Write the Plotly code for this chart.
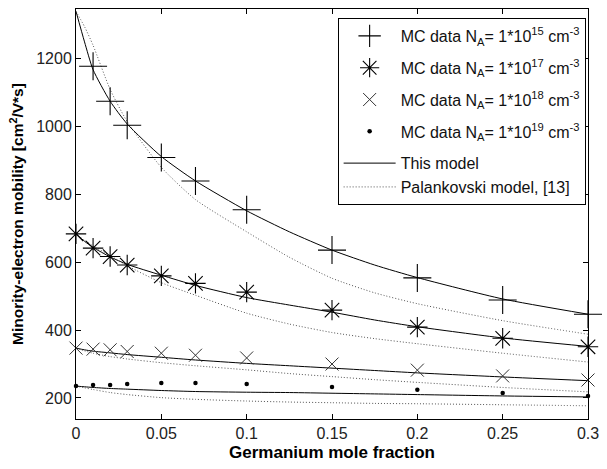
import plotly.graph_objects as go

# ---- data -------------------------------------------------------------
x_mc = [0.0, 0.01, 0.02, 0.03, 0.05, 0.07, 0.1, 0.15, 0.2, 0.25, 0.3]
x_mc1 = [0.01, 0.02, 0.03, 0.05, 0.07, 0.1, 0.15, 0.2, 0.25, 0.3]

mc_1e15 = [1178, 1075, 1004, 909, 840, 755, 636, 554, 489, 447]
mc_1e17 = [684, 642, 617, 592, 560, 538, 512, 459, 409, 376, 351]
mc_1e18 = [347, 344, 342, 337, 332, 326, 318, 300, 282, 265, 253]
mc_1e19 = [235, 238, 238, 241, 244, 244, 241, 232, 224, 215, 206]

x_model = [0.0, 0.005, 0.01, 0.02, 0.03, 0.05, 0.07, 0.1, 0.125, 0.15, 0.175, 0.2, 0.25, 0.3]
model_1e15 = [1340, 1250, 1168, 1075, 1008, 912, 840, 752, 690, 636, 592, 555, 492, 447]
model_1e17 = [685, 662, 644, 616, 594, 562, 532, 496, 474, 453, 430, 410, 377, 352]
model_1e18 = [347, 342, 338, 333, 328, 320, 312, 302, 295, 288, 281, 274, 262, 251]
model_1e19 = [235, 233, 231, 228, 226, 222, 219, 217, 216, 214, 212, 210, 206, 203]

pal_1e15 = [1340, 1295, 1240, 1110, 1015, 880, 785, 690, 615, 553, 510, 478, 428, 388]
pal_1e17 = [684, 665, 648, 620, 590, 540, 503, 450, 418, 393, 375, 360, 332, 306]
pal_1e18 = [347, 339, 332, 322, 315, 304, 295, 283, 272, 263, 254, 246, 231, 218]
pal_1e19 = [235, 230, 225, 216, 210, 201, 196, 191, 188, 186, 184, 183, 180, 177]

x_ticks = [0, 0.05, 0.1, 0.15, 0.2, 0.25, 0.3]
x_ticklabels = ["0", "0.05", "0.1", "0.15", "0.2", "0.25", "0.3"]
y_ticks = [200, 400, 600, 800, 1000, 1200]

labels = [
    "MC data N<sub>A</sub>= 1*10<sup>15</sup> cm<sup>-3</sup>",
    "MC data N<sub>A</sub>= 1*10<sup>17</sup> cm<sup>-3</sup>",
    "MC data N<sub>A</sub>= 1*10<sup>18</sup> cm<sup>-3</sup>",
    "MC data N<sub>A</sub>= 1*10<sup>19</sup> cm<sup>-3</sup>",
]

FONT = "Liberation Sans, Arial"
DOT = "1px,2px"

# ---- figure -------------------------------------------------------------
fig = go.Figure()

models = [model_1e15, model_1e17, model_1e18, model_1e19]
pals = [pal_1e15, pal_1e17, pal_1e18, pal_1e19]

for m in models:
    fig.add_trace(go.Scatter(x=x_model, y=m, mode="lines",
                             line=dict(color="black", width=1, shape="spline", smoothing=0.6),
                             showlegend=False, hoverinfo="skip"))
for p in pals:
    fig.add_trace(go.Scatter(x=x_model, y=p, mode="lines",
                             line=dict(color="#555555", width=1, dash=DOT, shape="spline", smoothing=0.6),
                             showlegend=False, hoverinfo="skip"))

mk = [
    (x_mc1, mc_1e15, dict(symbol="cross-thin", size=20, line=dict(color="black", width=1.1), color="black")),
    (x_mc, mc_1e17, dict(symbol="asterisk", size=17, line=dict(color="black", width=1.1), color="black")),
    (x_mc, mc_1e18, dict(symbol="x-thin", size=13, line=dict(color="#333333", width=1), color="#333333")),
    (x_mc, mc_1e19, dict(symbol="circle", size=4.5, color="black", line=dict(width=0))),
]
for i, (xx, yy, mdict) in enumerate(mk):
    fig.add_trace(go.Scatter(x=xx, y=yy, mode="markers", marker=mdict,
                             name=labels[i], cliponaxis=False,
                             legendgroup="mc%d" % i, legendrank=i + 1))

# legend-only entries for the two model line styles
fig.add_trace(go.Scatter(x=[None], y=[None], mode="lines",
                         line=dict(color="black", width=1),
                         name="This model", legendgroup="lines", legendrank=5))
fig.add_trace(go.Scatter(x=[None], y=[None], mode="lines",
                         line=dict(color="#555555", width=1, dash=DOT),
                         name="Palankovski model, [13]", legendgroup="lines", legendrank=6))

axis_common = dict(showline=True, linecolor="black", linewidth=1, mirror="ticks",
                   ticks="inside", ticklen=5, tickcolor="black", showgrid=False,
                   zeroline=False,
                   tickfont=dict(family=FONT, size=16, color="#222222"))

fig.update_xaxes(range=[0, 0.3], tickvals=x_ticks, ticktext=x_ticklabels,
                 ticklabeloverflow="allow",
                 title=dict(text="<b>Germanium mole fraction</b>",
                            font=dict(family=FONT, size=17, color="black"),
                            standoff=4),
                 **axis_common)
fig.update_yaxes(range=[138, 1347], tickvals=y_ticks,
                 title=dict(text="<b>Minority-electron mobility [cm<sup>2</sup>/V*s]</b>",
                            font=dict(family=FONT, size=15.5, color="black"),
                            standoff=8),
                 **axis_common)

fig.update_layout(
    width=607, height=469,
    margin=dict(l=76, r=10, t=8, b=50),
    paper_bgcolor="white", plot_bgcolor="white",
    font=dict(family=FONT, color="black"),
    showlegend=True,
    legend=dict(x=0.511, y=0.978, xanchor="left", yanchor="top",
                bgcolor="white", bordercolor="black", borderwidth=1,
                font=dict(family=FONT, size=16, color="#111111"),
                itemwidth=52, tracegroupgap=8, traceorder="grouped"),
)

fig.write_html("out.html")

= = = =

- **Exercise objective**: Quote the preceding listing precisely and completely, omitting its images.

- **Response to this exercise**:
Write the Plotly code for this chart.
import plotly.graph_objects as go

# ---- data -------------------------------------------------------------
x_mc = [0.0, 0.01, 0.02, 0.03, 0.05, 0.07, 0.1, 0.15, 0.2, 0.25, 0.3]
x_mc1 = [0.01, 0.02, 0.03, 0.05, 0.07, 0.1, 0.15, 0.2, 0.25, 0.3]

mc_1e15 = [1178, 1075, 1004, 909, 840, 755, 636, 554, 489, 447]
mc_1e17 = [684, 642, 617, 592, 560, 538, 512, 459, 409, 376, 351]
mc_1e18 = [347, 344, 342, 337, 332, 326, 318, 300, 282, 265, 253]
mc_1e19 = [235, 238, 238, 241, 244, 244, 241, 232, 224, 215, 206]

x_model = [0.0, 0.005, 0.01, 0.02, 0.03, 0.05, 0.07, 0.1, 0.125, 0.15, 0.175, 0.2, 0.25, 0.3]
model_1e15 = [1340, 1250, 1168, 1075, 1008, 912, 840, 752, 690, 636, 592, 555, 492, 447]
model_1e17 = [685, 662, 644, 616, 594, 562, 532, 496, 474, 453, 430, 410, 377, 352]
model_1e18 = [347, 342, 338, 333, 328, 320, 312, 302, 295, 288, 281, 274, 262, 251]
model_1e19 = [235, 233, 231, 228, 226, 222, 219, 217, 216, 214, 212, 210, 206, 203]

pal_1e15 = [1340, 1295, 1240, 1110, 1015, 880, 785, 690, 615, 553, 510, 478, 428, 388]
pal_1e17 = [684, 665, 648, 620, 590, 540, 503, 450, 418, 393, 375, 360, 332, 306]
pal_1e18 = [347, 339, 332, 322, 315, 304, 295, 283, 272, 263, 254, 246, 231, 218]
pal_1e19 = [235, 230, 225, 216, 210, 201, 196, 191, 188, 186, 184, 183, 180, 177]

x_ticks = [0, 0.05, 0.1, 0.15, 0.2, 0.25, 0.3]
x_ticklabels = ["0", "0.05", "0.1", "0.15", "0.2", "0.25", "0.3"]
y_ticks = [200, 400, 600, 800, 1000, 1200]

labels = [
    "MC data N<sub>A</sub>= 1*10<sup>15</sup> cm<sup>-3</sup>",
    "MC data N<sub>A</sub>= 1*10<sup>17</sup> cm<sup>-3</sup>",
    "MC data N<sub>A</sub>= 1*10<sup>18</sup> cm<sup>-3</sup>",
    "MC data N<sub>A</sub>= 1*10<sup>19</sup> cm<sup>-3</sup>",
]

FONT = "Liberation Sans, Arial"
DOT = "1px,2px"

# ---- figure -------------------------------------------------------------
fig = go.Figure()

models = [model_1e15, model_1e17, model_1e18, model_1e19]
pals = [pal_1e15, pal_1e17, pal_1e18, pal_1e19]

for m in models:
    fig.add_trace(go.Scatter(x=x_model, y=m, mode="lines",
                             line=dict(color="black", width=1, shape="spline", smoothing=0.6),
                             showlegend=False, hoverinfo="skip"))
for p in pals:
    fig.add_trace(go.Scatter(x=x_model, y=p, mode="lines",
                             line=dict(color="#555555", width=1, dash=DOT, shape="spline", smoothing=0.6),
                             showlegend=False, hoverinfo="skip"))

mk = [
    (x_mc1, mc_1e15, dict(symbol="cross-thin", size=20, line=dict(color="black", width=1.1), color="black")),
    (x_mc, mc_1e17, dict(symbol="asterisk", size=17, line=dict(color="black", width=1.1), color="black")),
    (x_mc, mc_1e18, dict(symbol="x-thin", size=13, line=dict(color="#333333", width=1), color="#333333")),
    (x_mc, mc_1e19, dict(symbol="circle", size=4.5, color="black", line=dict(width=0))),
]
for i, (xx, yy, mdict) in enumerate(mk):
    fig.add_trace(go.Scatter(x=xx, y=yy, mode="markers", marker=mdict,
                             name=labels[i], cliponaxis=False,
                             legendgroup="mc%d" % i, legendrank=i + 1))

# legend-only entries for the two model line styles
fig.add_trace(go.Scatter(x=[None], y=[None], mode="lines",
                         line=dict(color="black", width=1),
                         name="This model", legendgroup="lines", legendrank=5))
fig.add_trace(go.Scatter(x=[None], y=[None], mode="lines",
                         line=dict(color="#555555", width=1, dash=DOT),
                         name="Palankovski model, [13]", legendgroup="lines", legendrank=6))

axis_common = dict(showline=True, linecolor="black", linewidth=1, mirror="ticks",
                   ticks="inside", ticklen=5, tickcolor="black", showgrid=False,
                   zeroline=False,
                   tickfont=dict(family=FONT, size=16, color="#222222"))

fig.update_xaxes(range=[0, 0.3], tickvals=x_ticks, ticktext=x_ticklabels,
                 ticklabeloverflow="allow",
                 title=dict(text="<b>Germanium mole fraction</b>",
                            font=dict(family=FONT, size=17, color="black"),
                            standoff=4),
                 **axis_common)
fig.update_yaxes(range=[138, 1347], tickvals=y_ticks,
                 title=dict(text="<b>Minority-electron mobility [cm<sup>2</sup>/V*s]</b>",
                            font=dict(family=FONT, size=15.5, color="black"),
                            standoff=8),
                 **axis_common)

fig.update_layout(
    width=607, height=469,
    margin=dict(l=76, r=10, t=8, b=50),
    paper_bgcolor="white", plot_bgcolor="white",
    font=dict(family=FONT, color="black"),
    showlegend=True,
    legend=dict(x=0.511, y=0.978, xanchor="left", yanchor="top",
                bgcolor="white", bordercolor="black", borderwidth=1,
                font=dict(family=FONT, size=16, color="#111111"),
                itemwidth=52, tracegroupgap=8, traceorder="grouped"),
)

fig.write_html("out.html")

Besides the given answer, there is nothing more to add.